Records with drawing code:

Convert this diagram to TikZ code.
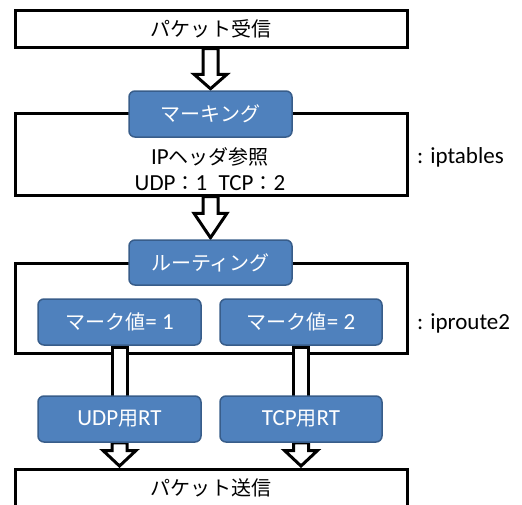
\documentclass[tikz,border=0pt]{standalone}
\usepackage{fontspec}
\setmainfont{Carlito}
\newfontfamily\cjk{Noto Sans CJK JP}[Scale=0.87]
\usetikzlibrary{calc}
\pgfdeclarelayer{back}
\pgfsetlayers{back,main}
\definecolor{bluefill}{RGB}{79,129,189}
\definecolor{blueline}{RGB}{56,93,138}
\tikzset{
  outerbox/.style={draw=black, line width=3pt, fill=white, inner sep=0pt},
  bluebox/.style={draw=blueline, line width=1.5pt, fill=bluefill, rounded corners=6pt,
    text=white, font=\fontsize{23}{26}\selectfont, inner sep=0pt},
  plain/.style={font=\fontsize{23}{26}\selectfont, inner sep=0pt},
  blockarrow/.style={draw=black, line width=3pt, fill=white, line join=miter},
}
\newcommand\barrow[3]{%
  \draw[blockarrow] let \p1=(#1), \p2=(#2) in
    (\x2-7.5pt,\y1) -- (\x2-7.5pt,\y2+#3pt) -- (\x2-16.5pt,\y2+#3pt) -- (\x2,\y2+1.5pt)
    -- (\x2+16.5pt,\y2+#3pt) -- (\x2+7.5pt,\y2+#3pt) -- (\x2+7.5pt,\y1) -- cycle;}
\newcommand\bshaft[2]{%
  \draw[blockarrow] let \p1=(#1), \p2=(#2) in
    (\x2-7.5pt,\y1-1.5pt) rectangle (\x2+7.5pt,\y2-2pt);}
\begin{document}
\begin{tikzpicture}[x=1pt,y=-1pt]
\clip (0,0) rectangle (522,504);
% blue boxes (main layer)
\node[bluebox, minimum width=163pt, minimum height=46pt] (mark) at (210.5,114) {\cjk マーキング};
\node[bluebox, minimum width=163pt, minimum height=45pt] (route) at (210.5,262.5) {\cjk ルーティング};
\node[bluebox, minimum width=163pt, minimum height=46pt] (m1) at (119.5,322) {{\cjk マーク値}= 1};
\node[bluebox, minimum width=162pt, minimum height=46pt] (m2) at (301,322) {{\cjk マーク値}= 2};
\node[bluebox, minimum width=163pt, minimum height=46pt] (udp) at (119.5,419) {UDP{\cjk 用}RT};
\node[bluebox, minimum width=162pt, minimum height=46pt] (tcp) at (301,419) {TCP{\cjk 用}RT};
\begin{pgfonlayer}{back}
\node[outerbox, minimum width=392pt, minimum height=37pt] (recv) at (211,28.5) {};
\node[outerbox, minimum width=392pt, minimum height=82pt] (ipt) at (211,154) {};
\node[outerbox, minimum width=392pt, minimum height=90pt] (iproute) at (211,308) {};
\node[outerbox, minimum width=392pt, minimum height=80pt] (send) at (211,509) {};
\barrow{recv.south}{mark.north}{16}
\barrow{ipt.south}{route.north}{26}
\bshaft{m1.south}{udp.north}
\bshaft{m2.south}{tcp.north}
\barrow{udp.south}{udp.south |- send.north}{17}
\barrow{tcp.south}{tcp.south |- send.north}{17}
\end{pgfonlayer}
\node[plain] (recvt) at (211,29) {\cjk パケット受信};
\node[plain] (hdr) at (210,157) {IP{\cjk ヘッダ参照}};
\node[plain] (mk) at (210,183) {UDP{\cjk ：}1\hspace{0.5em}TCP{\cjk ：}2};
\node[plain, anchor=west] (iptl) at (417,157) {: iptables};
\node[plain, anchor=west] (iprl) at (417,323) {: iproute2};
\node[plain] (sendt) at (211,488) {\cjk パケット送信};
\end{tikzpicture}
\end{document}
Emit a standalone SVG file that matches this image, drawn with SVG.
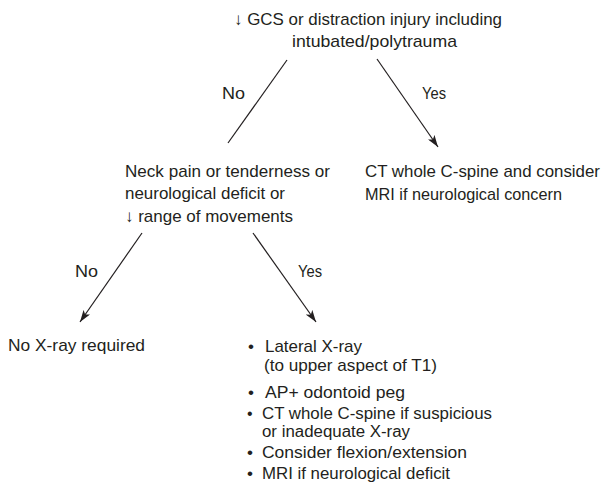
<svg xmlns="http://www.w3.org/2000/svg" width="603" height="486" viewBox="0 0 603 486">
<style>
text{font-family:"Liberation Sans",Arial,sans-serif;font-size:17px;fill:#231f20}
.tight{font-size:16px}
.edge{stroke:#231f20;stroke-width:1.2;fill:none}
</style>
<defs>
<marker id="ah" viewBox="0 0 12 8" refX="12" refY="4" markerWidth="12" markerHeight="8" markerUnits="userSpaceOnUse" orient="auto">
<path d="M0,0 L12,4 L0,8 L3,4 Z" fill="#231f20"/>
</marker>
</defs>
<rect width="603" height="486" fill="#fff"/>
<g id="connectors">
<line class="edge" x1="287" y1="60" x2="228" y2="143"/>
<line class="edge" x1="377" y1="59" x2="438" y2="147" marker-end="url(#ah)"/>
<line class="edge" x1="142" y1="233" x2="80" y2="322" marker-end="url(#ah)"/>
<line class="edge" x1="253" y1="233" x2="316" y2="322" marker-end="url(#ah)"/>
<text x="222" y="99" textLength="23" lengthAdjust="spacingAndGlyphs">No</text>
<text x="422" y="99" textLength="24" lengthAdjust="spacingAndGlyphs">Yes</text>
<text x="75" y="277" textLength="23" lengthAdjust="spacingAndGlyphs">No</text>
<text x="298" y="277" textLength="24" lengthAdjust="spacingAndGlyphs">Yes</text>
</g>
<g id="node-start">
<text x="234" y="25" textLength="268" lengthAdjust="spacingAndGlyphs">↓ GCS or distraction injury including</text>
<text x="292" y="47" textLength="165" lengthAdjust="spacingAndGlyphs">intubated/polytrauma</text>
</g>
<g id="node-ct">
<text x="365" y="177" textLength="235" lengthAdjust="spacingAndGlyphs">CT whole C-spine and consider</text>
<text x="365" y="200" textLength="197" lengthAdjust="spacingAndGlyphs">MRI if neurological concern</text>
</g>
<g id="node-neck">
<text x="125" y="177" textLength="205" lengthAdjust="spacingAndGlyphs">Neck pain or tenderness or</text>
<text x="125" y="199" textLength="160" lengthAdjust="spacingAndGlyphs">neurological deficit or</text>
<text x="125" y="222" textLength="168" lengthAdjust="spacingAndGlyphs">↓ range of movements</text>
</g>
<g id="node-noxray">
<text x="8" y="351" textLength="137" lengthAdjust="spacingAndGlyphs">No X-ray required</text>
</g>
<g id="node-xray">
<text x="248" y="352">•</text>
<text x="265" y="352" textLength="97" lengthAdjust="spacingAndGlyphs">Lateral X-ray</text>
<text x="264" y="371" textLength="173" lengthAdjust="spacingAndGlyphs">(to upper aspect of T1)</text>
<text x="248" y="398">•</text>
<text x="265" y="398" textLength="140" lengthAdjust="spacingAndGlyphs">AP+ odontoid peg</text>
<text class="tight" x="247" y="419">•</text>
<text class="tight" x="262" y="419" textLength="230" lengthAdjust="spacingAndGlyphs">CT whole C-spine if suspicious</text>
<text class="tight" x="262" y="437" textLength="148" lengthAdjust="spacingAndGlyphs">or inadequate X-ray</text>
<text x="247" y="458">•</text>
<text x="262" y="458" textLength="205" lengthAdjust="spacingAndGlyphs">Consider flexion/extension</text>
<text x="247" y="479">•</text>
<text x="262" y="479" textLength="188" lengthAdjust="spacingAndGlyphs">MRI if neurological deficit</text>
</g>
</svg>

Set problem: Give back each entry exactly as it appears, with no pictures.

Task response:
Convert this diagram to TikZ code.
\documentclass[tikz,border=0pt]{standalone}
\usepackage{fontspec}
\setmainfont{Carlito}
\newfontfamily\cjk{Noto Sans CJK JP}[Scale=0.87]
\usetikzlibrary{calc}
\pgfdeclarelayer{back}
\pgfsetlayers{back,main}
\definecolor{bluefill}{RGB}{79,129,189}
\definecolor{blueline}{RGB}{56,93,138}
\tikzset{
  outerbox/.style={draw=black, line width=3pt, fill=white, inner sep=0pt},
  bluebox/.style={draw=blueline, line width=1.5pt, fill=bluefill, rounded corners=6pt,
    text=white, font=\fontsize{23}{26}\selectfont, inner sep=0pt},
  plain/.style={font=\fontsize{23}{26}\selectfont, inner sep=0pt},
  blockarrow/.style={draw=black, line width=3pt, fill=white, line join=miter},
}
\newcommand\barrow[3]{%
  \draw[blockarrow] let \p1=(#1), \p2=(#2) in
    (\x2-7.5pt,\y1) -- (\x2-7.5pt,\y2+#3pt) -- (\x2-16.5pt,\y2+#3pt) -- (\x2,\y2+1.5pt)
    -- (\x2+16.5pt,\y2+#3pt) -- (\x2+7.5pt,\y2+#3pt) -- (\x2+7.5pt,\y1) -- cycle;}
\newcommand\bshaft[2]{%
  \draw[blockarrow] let \p1=(#1), \p2=(#2) in
    (\x2-7.5pt,\y1-1.5pt) rectangle (\x2+7.5pt,\y2-2pt);}
\begin{document}
\begin{tikzpicture}[x=1pt,y=-1pt]
\clip (0,0) rectangle (522,504);
% blue boxes (main layer)
\node[bluebox, minimum width=163pt, minimum height=46pt] (mark) at (210.5,114) {\cjk マーキング};
\node[bluebox, minimum width=163pt, minimum height=45pt] (route) at (210.5,262.5) {\cjk ルーティング};
\node[bluebox, minimum width=163pt, minimum height=46pt] (m1) at (119.5,322) {{\cjk マーク値}= 1};
\node[bluebox, minimum width=162pt, minimum height=46pt] (m2) at (301,322) {{\cjk マーク値}= 2};
\node[bluebox, minimum width=163pt, minimum height=46pt] (udp) at (119.5,419) {UDP{\cjk 用}RT};
\node[bluebox, minimum width=162pt, minimum height=46pt] (tcp) at (301,419) {TCP{\cjk 用}RT};
\begin{pgfonlayer}{back}
\node[outerbox, minimum width=392pt, minimum height=37pt] (recv) at (211,28.5) {};
\node[outerbox, minimum width=392pt, minimum height=82pt] (ipt) at (211,154) {};
\node[outerbox, minimum width=392pt, minimum height=90pt] (iproute) at (211,308) {};
\node[outerbox, minimum width=392pt, minimum height=80pt] (send) at (211,509) {};
\barrow{recv.south}{mark.north}{16}
\barrow{ipt.south}{route.north}{26}
\bshaft{m1.south}{udp.north}
\bshaft{m2.south}{tcp.north}
\barrow{udp.south}{udp.south |- send.north}{17}
\barrow{tcp.south}{tcp.south |- send.north}{17}
\end{pgfonlayer}
\node[plain] (recvt) at (211,29) {\cjk パケット受信};
\node[plain] (hdr) at (210,157) {IP{\cjk ヘッダ参照}};
\node[plain] (mk) at (210,183) {UDP{\cjk ：}1\hspace{0.5em}TCP{\cjk ：}2};
\node[plain, anchor=west] (iptl) at (417,157) {: iptables};
\node[plain, anchor=west] (iprl) at (417,323) {: iproute2};
\node[plain] (sendt) at (211,488) {\cjk パケット送信};
\end{tikzpicture}
\end{document}
Emit a standalone SVG file that matches this image, drawn with SVG.
<svg xmlns="http://www.w3.org/2000/svg" width="603" height="486" viewBox="0 0 603 486">
<style>
text{font-family:"Liberation Sans",Arial,sans-serif;font-size:17px;fill:#231f20}
.tight{font-size:16px}
.edge{stroke:#231f20;stroke-width:1.2;fill:none}
</style>
<defs>
<marker id="ah" viewBox="0 0 12 8" refX="12" refY="4" markerWidth="12" markerHeight="8" markerUnits="userSpaceOnUse" orient="auto">
<path d="M0,0 L12,4 L0,8 L3,4 Z" fill="#231f20"/>
</marker>
</defs>
<rect width="603" height="486" fill="#fff"/>
<g id="connectors">
<line class="edge" x1="287" y1="60" x2="228" y2="143"/>
<line class="edge" x1="377" y1="59" x2="438" y2="147" marker-end="url(#ah)"/>
<line class="edge" x1="142" y1="233" x2="80" y2="322" marker-end="url(#ah)"/>
<line class="edge" x1="253" y1="233" x2="316" y2="322" marker-end="url(#ah)"/>
<text x="222" y="99" textLength="23" lengthAdjust="spacingAndGlyphs">No</text>
<text x="422" y="99" textLength="24" lengthAdjust="spacingAndGlyphs">Yes</text>
<text x="75" y="277" textLength="23" lengthAdjust="spacingAndGlyphs">No</text>
<text x="298" y="277" textLength="24" lengthAdjust="spacingAndGlyphs">Yes</text>
</g>
<g id="node-start">
<text x="234" y="25" textLength="268" lengthAdjust="spacingAndGlyphs">↓ GCS or distraction injury including</text>
<text x="292" y="47" textLength="165" lengthAdjust="spacingAndGlyphs">intubated/polytrauma</text>
</g>
<g id="node-ct">
<text x="365" y="177" textLength="235" lengthAdjust="spacingAndGlyphs">CT whole C-spine and consider</text>
<text x="365" y="200" textLength="197" lengthAdjust="spacingAndGlyphs">MRI if neurological concern</text>
</g>
<g id="node-neck">
<text x="125" y="177" textLength="205" lengthAdjust="spacingAndGlyphs">Neck pain or tenderness or</text>
<text x="125" y="199" textLength="160" lengthAdjust="spacingAndGlyphs">neurological deficit or</text>
<text x="125" y="222" textLength="168" lengthAdjust="spacingAndGlyphs">↓ range of movements</text>
</g>
<g id="node-noxray">
<text x="8" y="351" textLength="137" lengthAdjust="spacingAndGlyphs">No X-ray required</text>
</g>
<g id="node-xray">
<text x="248" y="352">•</text>
<text x="265" y="352" textLength="97" lengthAdjust="spacingAndGlyphs">Lateral X-ray</text>
<text x="264" y="371" textLength="173" lengthAdjust="spacingAndGlyphs">(to upper aspect of T1)</text>
<text x="248" y="398">•</text>
<text x="265" y="398" textLength="140" lengthAdjust="spacingAndGlyphs">AP+ odontoid peg</text>
<text class="tight" x="247" y="419">•</text>
<text class="tight" x="262" y="419" textLength="230" lengthAdjust="spacingAndGlyphs">CT whole C-spine if suspicious</text>
<text class="tight" x="262" y="437" textLength="148" lengthAdjust="spacingAndGlyphs">or inadequate X-ray</text>
<text x="247" y="458">•</text>
<text x="262" y="458" textLength="205" lengthAdjust="spacingAndGlyphs">Consider flexion/extension</text>
<text x="247" y="479">•</text>
<text x="262" y="479" textLength="188" lengthAdjust="spacingAndGlyphs">MRI if neurological deficit</text>
</g>
</svg>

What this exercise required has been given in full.